I started thinking, “It could have been my husband or my children who were victims of the attacks.” Or it could be my children going off to war. It wasn’t. They were others’ husbands, wives, daughters, and sons. That too horrified me and filled me with apprehension about the wars.

The “war on terror” stopped making any sense to me around the time I became more fearful for the children of Iraq and Afghanistan than for my own. It occurred to me that we might seem like terrorists to them with our tanks and missiles, night raids, and mortar shells. Could it be possible that everything those children knew and trusted and took for granted was suddenly and irrevocably shattered? Were their parents distraught with helplessness and loss? I knew the feeling.

As my awareness grew and my perceptions of the world changed, so did the way I interacted with the world. One of my favorite sayings is “think globally, act locally”. That used to be a foreign concept to me. I was thinking locally, acting locally, and primarily helping those in my direct line of sight. That was fine for the smaller community we were part of, but what of the rest of the world? If I cared and felt responsible for everyone, I needed to think globally while acting locally.

What being a Liberal is to me

Enter the pigeon-holed liberal values of environmentalism, peace, human rights, and freedom. These are things I not only care about but issues that affect everyone. Certainly these are things I want my children to be aware of. Not that family values, tradition, and community service are bad, but they stopped being enough for me. Some of these values weren’t a good fit for a conservative like me. Not many of my former conservative peers were on board with women’s reproductive choices and LGBT equality, for example. Who else cared and wanted to do something about it?

I began to see that conservative ideology tends to be expressed in ways that are exclusive, not inclusive, and thus of the localized variety. Others’ idea of what family values meant no longer meshed with the things my family values, such as tolerance.

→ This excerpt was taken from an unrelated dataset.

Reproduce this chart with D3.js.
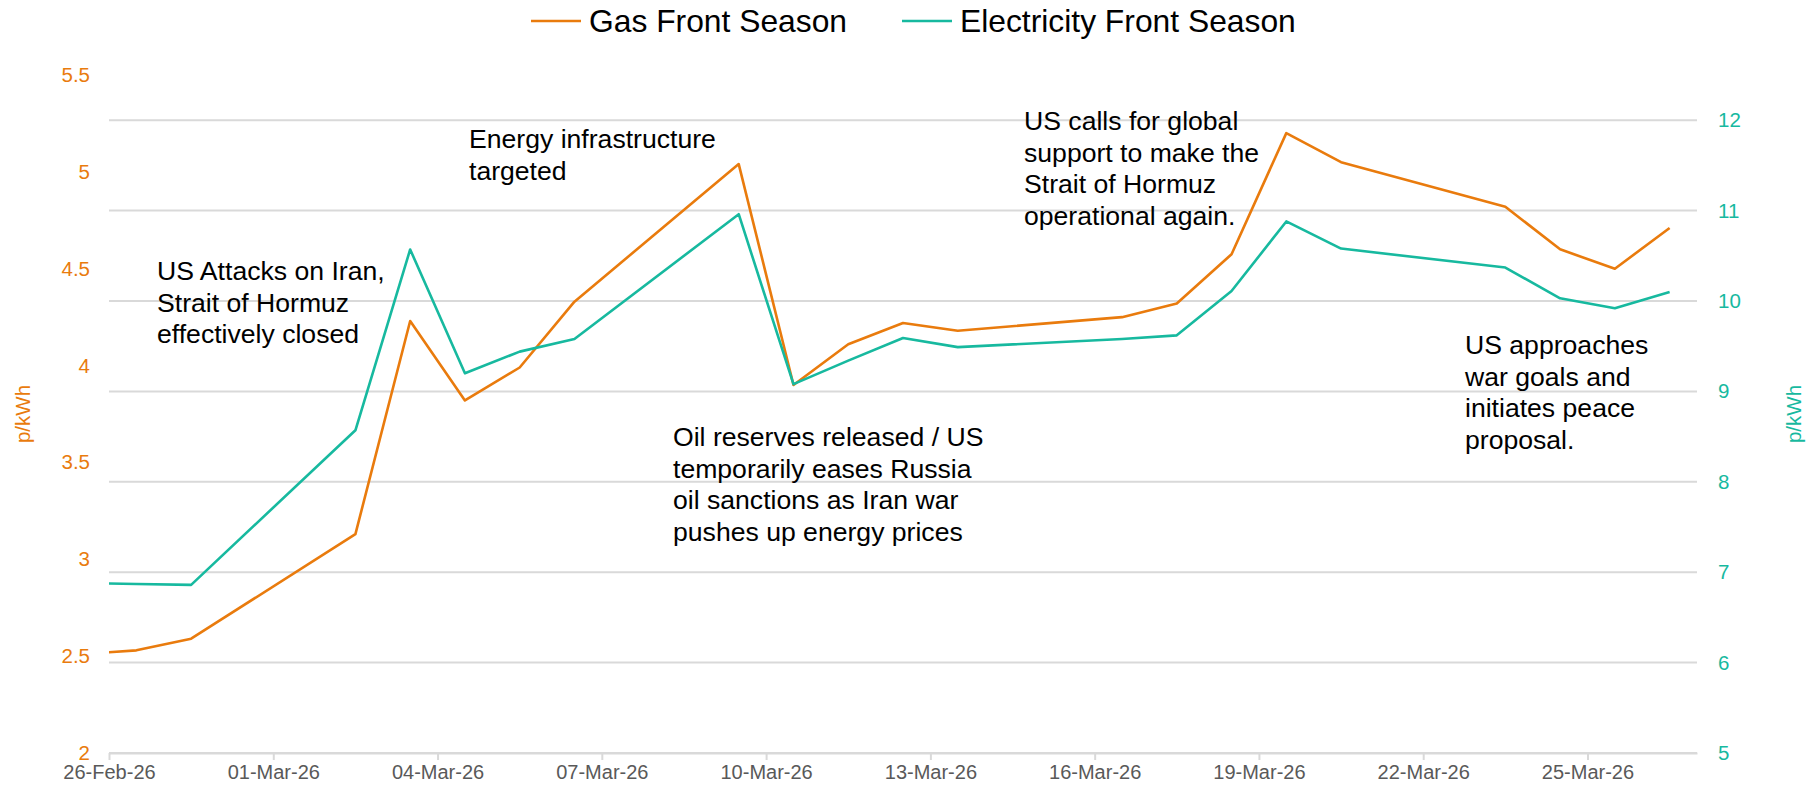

People who knew us pre-parenthood thought we were naïve and idealistic. Funny so many of the same people still think that way, though their reasoning has changed. They don’t seem to understand that being liberal doesn’t mean I gave up on family values and lost my sense of community. My family and community expanded to include several billion more people, so if anything those things became much more important.

We still care about tradition, which is why we’ve started so many new ones. We still help the local community through volunteering and donating. And a few times, buying that homeless guy lunch. Who said there’s no such thing as a free lunch? (Disclaimer: I plead ignorance of any past, present, or future ordinances against feeding the homeless in public)

The process of going from point A on the political spectrum to point Liberal was completely natural. Because evolution is a slow but steady process, my opinions and beliefs are always changing with new input. And new kids; we have four now. I’m always going to be grateful to them for rocking my political world.

An aside for the Todd Akin’s of the world: liberalism is first and foremost a compassionate ideology, not dogma. Like it or not, government is the means through which ideologies of all types are shared and spread. And whether I like it or not, that includes some ideologies with narrow and limited scope. We all have an opportunity and a duty to promote tolerance and unity. As a public servant, you can do that simply by hearing what all of your constituents have to say. What have you got to lose?